The Berenstain Bears franchise has been around since the 1960s, so why do some people think that it is actually called The Berenstein Bears?
It is a common mistake to think that the children’s book series The Berenstain Bears was called The Berenstein Bears, which has created a surprising amount of controversy over the years. It’s often used to demonstrate the Mandela Effect – a phenomenon in which large groups of the population misremember a historical fact, prompting theories about alternate realities. The misconceptions about the name of The Berenstain Bears have become widespread, caused heated debates both on and offline, and been referenced multiple times in popular media, even getting a mention in John Cena’s Peacemaker. The confusion surrounding the name of the popular children’s series has spawned a range of wild theories, but there is a genuine explanation.
The Berenstain Bears franchise was first established when Stan and Jan Berenstain published The Big Honey Hunt in 1962. The husband-and-wife team continued to write and illustrate the book series for several decades. Since their deaths their son, Mike Berenstain, has taken over the production of new books. There are now hundreds of The Berenstain Bears books that teach lessons to young children and the books have been adapted into two different TV series, first in 1985, then again in 2003.
While the beloved children’s book series has always been called The Berenstain Bears, some people will still insist that it is spelled “Berenstein.” Mike Berenstain explained in an interview (via National Post) that the misspelling of his father’s name had plagued Stan since elementary school when a teacher informed him his name was spelled wrong and insisted on changing it to “Berenstein.” As the “-stein” suffix on names is more common, many people have simply assumed that is what the name should be. The confusion has been added to over the years as knock-off versions of some of the books have used the “Berenstein” spelling of the name, but it was definitely always The Berenstain Bears and the series draws its name and spelling directly from the authors who wrote it.
The Mandela Effect Might Not Be The Real Reason You Say “Berenstein”

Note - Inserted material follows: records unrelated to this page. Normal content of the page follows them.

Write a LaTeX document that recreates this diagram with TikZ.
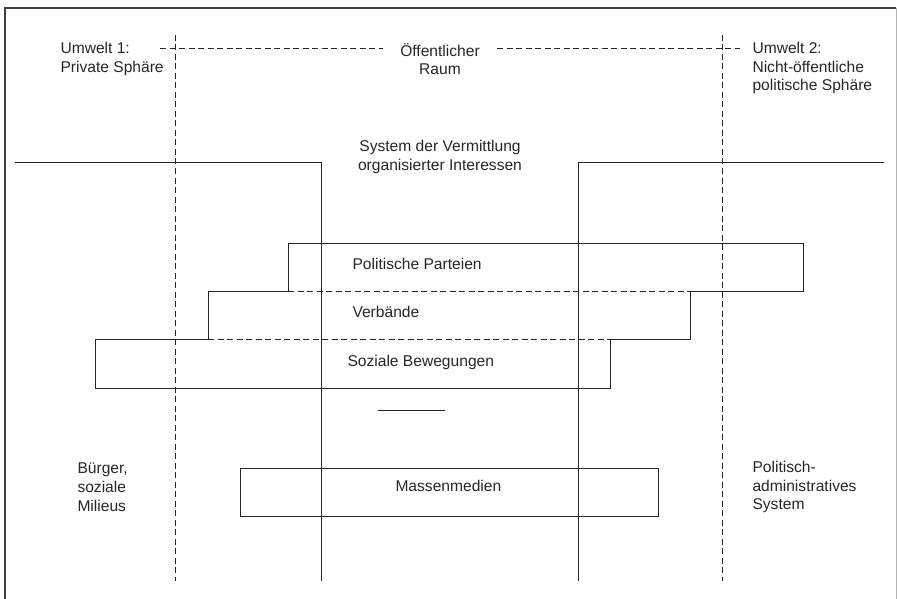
\documentclass[tikz,border=0pt]{standalone}
\usepackage{fontspec}
\setmainfont{Liberation Sans}
\begin{document}
\begin{tikzpicture}[x=1pt,y=-1pt,
  line width=1pt,
  frameline/.style={draw=black!75, line width=1.1pt},
  boundary/.style={draw=black!85, dash pattern=on 6pt off 3.5pt},
  wall/.style={draw=black!85},
  boxline/.style={draw=black!85},
  lbl/.style={inner sep=0pt, font=\fontsize{15.6}{18.8}\selectfont, text=black!85},
]
\useasboundingbox (0,0) rectangle (897,599);

% outer frame
\draw[frameline] (5,599) -- (5,8) -- (896,8);
\draw[draw=black!30, line width=1pt] (896,8) -- (896,599);

% header labels
\node[lbl, anchor=west, align=left] (env1) at (60,59) {Umwelt 1:\\Private Sphäre};
\node[lbl, anchor=center, align=center] (pub) at (440,59) {Öffentlicher\\Raum};
\node[lbl, anchor=west, align=left] (env2) at (752,68) {Umwelt 2:\\Nicht-öffentliche\\politische Sphäre};
\node[lbl, anchor=center, align=center] (sys) at (440,157) {System der Vermittlung\\organisierter Interessen};

% sphere boundaries
\coordinate (b1t) at (175,35);  \coordinate (b1b) at (175,581);
\coordinate (b2t) at (722,35);  \coordinate (b2b) at (722,581);
\draw[boundary] (b1t) -- (b1b);
\draw[boundary] (b2t) -- (b2b);
\coordinate (hl1) at (160,49); \coordinate (hl2) at (383,49);
\coordinate (hr1) at (497,49); \coordinate (hr2) at (740,49);
\draw[boundary] (hl1) -- (hl2);
\draw[boundary] (hr1) -- (hr2);

% intermediary system walls
\coordinate (wl0) at (15,163); \coordinate (wl1) at (321,163); \coordinate (wl2) at (321,581);
\coordinate (wr0) at (884,163); \coordinate (wr1) at (578,163); \coordinate (wr2) at (578,581);
\draw[wall] (wl0) -- (wl1) -- (wl2);
\draw[wall] (wr0) -- (wr1) -- (wr2);

% stepped organisations
\draw[boxline] (288,291) -- (288,243) -- (803,243) -- (803,291) -- (690,291);
\draw[boxline] (208,339) -- (208,291) -- (288,291);
\draw[boxline] (690,291) -- (690,339) -- (610,339);
\draw[boxline] (208,339) -- (95,339) -- (95,388) -- (610,388) -- (610,339);
\draw[boundary] (288,291) -- (690,291);
\draw[boundary] (208,339) -- (610,339);

\node[lbl, anchor=west] (parteien) at (352,264) {Politische Parteien};
\node[lbl, anchor=west] (verbaende) at (352,312) {Verbände};
\node[lbl, anchor=west] (bewegungen) at (347,362) {Soziale Bewegungen};

% separator
\coordinate (s1) at (378,410); \coordinate (s2) at (445,410);
\draw[boxline] (s1) -- (s2);

% mass media
\draw[boxline] (240,468) rectangle (658,516);
\node[lbl, anchor=west] (medien) at (395,486) {Massenmedien};

% side labels
\node[lbl, anchor=west, align=left] (buerger) at (77,487) {Bürger,\\soziale\\Milieus};
\node[lbl, anchor=west, align=left] (pas) at (752,487) {Politisch-\\administratives\\System};
\end{tikzpicture}
\end{document}
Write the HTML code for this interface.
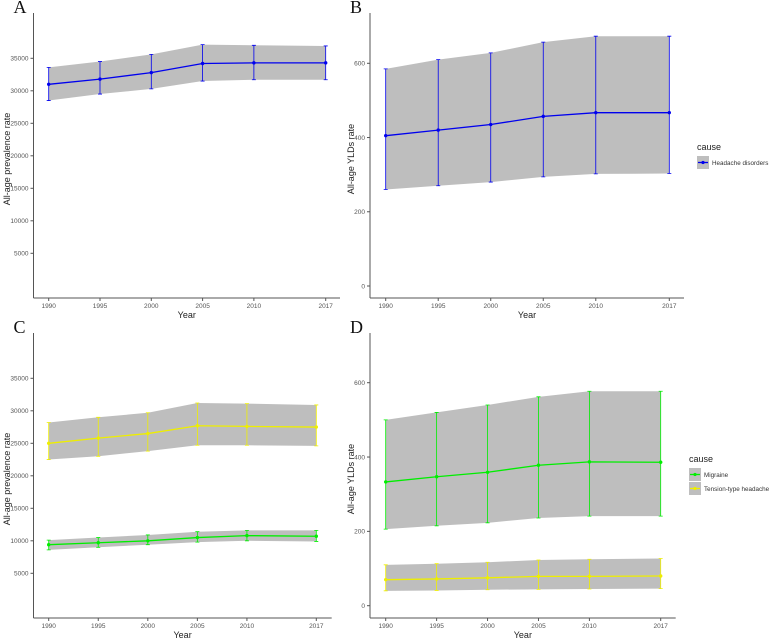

The Mandela Effect is intriguing, but there is more to explain why so many people get the spelling of The Berenstain Bears’ name wrong. The two official TV adaptation series used a pronunciation of “Berenstain” that could easily be misinterpreted to be “Berenstein.” Therefore, plenty of people who grew up with the cartoons as children might have repeatedly heard “Berenstein” and never been corrected, therefore still call The Berenstain Bears by the wrong name.
The controversy surrounding The Berenstain Bears’ name has been regularly cited as an example of the “Mandela Effect,” named after the idea that many people specifically remember South African President Nelson Mandela passing away in prison, while the public record has him surviving for many years longer. While some people suggest supernatural forces or conspiracy theories are at work, the Mandela Effect can be largely attributed to a series of social circumstances leading to the creation of a false memory, often in combination with false news reports or misleading/fake photos and images.
What Else Has The Mandela Effect “Changed” In Movies And TV
The popular belief that the correct spelling of the Bears’ last name was “Berenstein,” not “Berenstain,” is one of the most prevalent examples of the Mandela Effect at work in the movie world. Another example is the certainty many people share that a movie called Shazaam existed in the 1990s starring Sinbad as a genie, despite the fact that no such movie ever existed.
There are countless other cases, too, which largely surround the slight misquoting of iconic lines. For instance, Darth Vader never says “Luke, I am your father” in Star Wars: Episode V. Rather, he corrects Luke’s claim that he killed his father by saying “No, I am your father.” (Another common Star Wars-related Mandela Effect is the notion that nobody seems to remember C-3PO’s one silver leg). Brody’s recognizable line from Jaws, “We’re going to need a bigger boat” actually begins with “you’re,” as he’s really cracking wise about Quint’s little vessel.
And, perhaps most shockingly, Dorothy doesn’t say “I don’t think we’re in Kansas anymore” in The Wizard of Oz. She really says “I’ve a feeling we’re not in Kansas anymore,” but it’s likely that most people’s brains alter this wording to feel a bit more natural in contemporary grammar. However the Mandela Effect comes to be, it’s likely that people will still be misspelling The Berenstain Bears for a long time.